7. Connection is essential for commitment
You'll never have commitment without connection. The more connected your team becomes, the more committed they'll be to each other and the mission. Connection builds trust, creates bonds, and develops the love necessary for sacrifice.
Too many teams and families operate in disconnection, leading to disengagement and poor performance. Leaders must intentionally foster connection rather than letting it happen by accident. This requires dedicated time and purposeful activities.
Practical connection happens when leaders spend meaningful time with team members daily. A simple five to ten-minute conversation about how someone is doing personally can strengthen the relationship. The five H's exercise (hero, hardship, highlight, hilarious, hopeful) creates vulnerability that breaks down walls and builds genuine connection.
8. Finding your "why" prevents leadership burnout
Leaders carry the emotional burden of their organizations. This weight never leaves and can create leadership fatigue over time. Without a compelling purpose, the load eventually becomes too heavy to bear.

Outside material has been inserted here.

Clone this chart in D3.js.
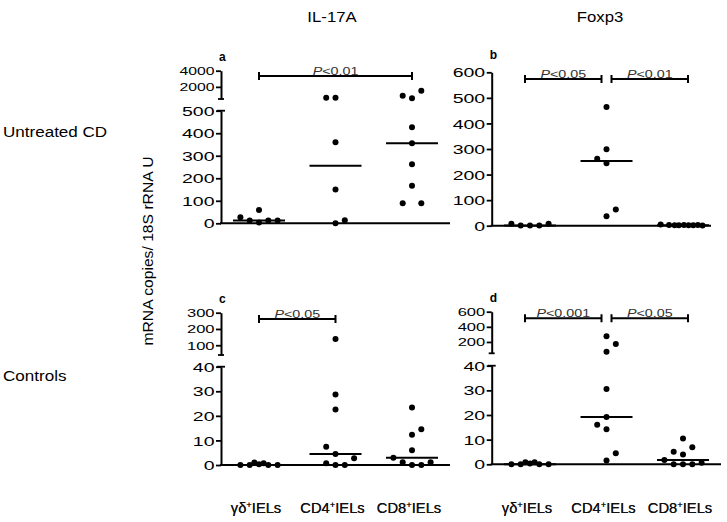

The crime isn't that passion runs out. The crime is staying around after it has. Leaders must continuously find new missions and visions that wake them up every day with excitement. These purposes are usually about impact and legacy rather than personal gain.
Three elements keep leaders energized: a mission that matters, a team that supports you, and a scoreboard to measure progress. When any of these elements disappear, leaders must intentionally rebuild them to maintain their effectiveness and passion.
9. Prayer and spiritual practices provide power and direction
Both speakers credit prayer walks as sources of inspiration and strength. Gordon received the idea for his book during a prayer walk, and credits this spiritual practice with providing clarity and creative downloads.
Prayer together strengthens relationships dramatically. Research shows that 99% of couples who pray together stay together. This practice creates healing, peace, and power in both personal and professional relationships.
The discipline of daily prayer walks combines physical movement with spiritual connection. This practice provides not just inspiration for creative work, but also emotional and mental strength to handle the challenges of leadership.
10. Character and belief define exceptional leadership
The greatest leaders share common traits: character, integrity, and massive belief in their vision. They possess infectious optimism and confidence that transfers to others, helping people accomplish more than they thought possible.
These leaders believe bigger than average people. They have the ability to see potential in others and inspire them to reach higher levels of performance. This isn't just about personal charisma; it's about genuine belief in people and possibilities.
Character forms the foundation that allows belief to flourish. Without strong character and integrity, even the most inspiring vision loses its power. The combination of unshakeable character and infectious belief creates the essence that people feel around truly great leaders.